Ed Schoenfeld, a Jewish restaurateur who helped promote an array of Chinese food options in New York City over decades, died Friday at 72.
Schoenfeld’s love of cooking first began with Jewish dishes like kreplach and blintzes, which he learned in his grandmother’s kitchen. And yet, he became an unlikely champion of Chinese cuisine.
Writing in GrubStreet, Adam Platt said Schonfeld was less noteworthy as a chef or restaurateur than as a lover of the cuisine in all its nuances. “He was an enthusiast and a scholar, and he regarded himself, from the beginning of his career in the late 1960s, as an ambassador for proper Chinese cuisine,” Platt wrote.
Edward Schoenfeld was born in Jersey City in 1949 and grew up in Brooklyn’s Clinton Hill. He fell in love with Chinese food by his teens and became a regular at Shun Lee Dynasty, one of the earliest fine-dining Chinese restaurants in New York City. He learned about the cuisine by eating it and deepened his knowledge by befriending Chinese chefs in the city whose cooking he admired.
In 1973, he got his first restaurant job as assistant to restaurateur David Keh when he opened Uncle Tai’s, one of the first Hunan restaurants in New York. That job only lasted two years, until what Schoenfeld described as a “John Wayne barroom scene” in a New York Magazine profile from 1984. “During dinner, somebody took a flying tackle at me and knocked me out. I was lying on the floor covered in duck sauce and rice,” he said.
Despite the early struggle, Schoenfeld went on to a career developing and running restaurants over some four decades. Among his well-regarded Chinese restaurants were Auntie Yuan and Pig Heaven, both on the Upper East Side, as well as Red Farm, a farm-to-table restaurant in Greenwich Village, which opened in 2010.

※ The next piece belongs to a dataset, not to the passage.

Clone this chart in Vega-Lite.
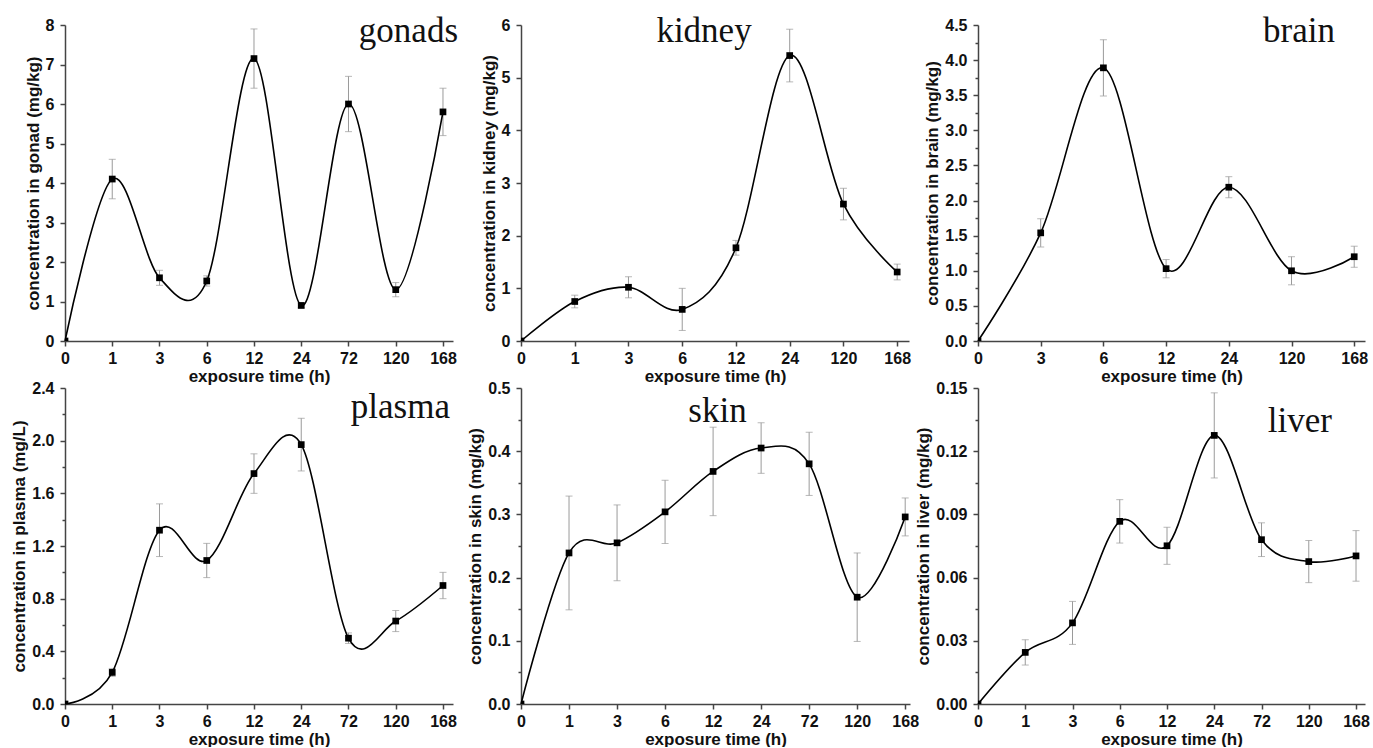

Asked once why Jews loved Chinese food so much, Schoenfeld responded simply: “It’s very obvious, Chinese food is better.”
In 2012, he told the Forward that Chinese food constituted “safe treyf” to Jews, using the Yiddish word for not kosher. According to the Forward, Schoenfeld was once asked by a Chinese restaurateur to show him around a series of Jewish neighborhoods so the businessman would know where to open more Chinese restaurants.
“My personal joke is that I learned to speak Yiddish in the Chinese restaurant from my customers,” Schoenfeld told the Jewish Telegraphic Agency in 2013.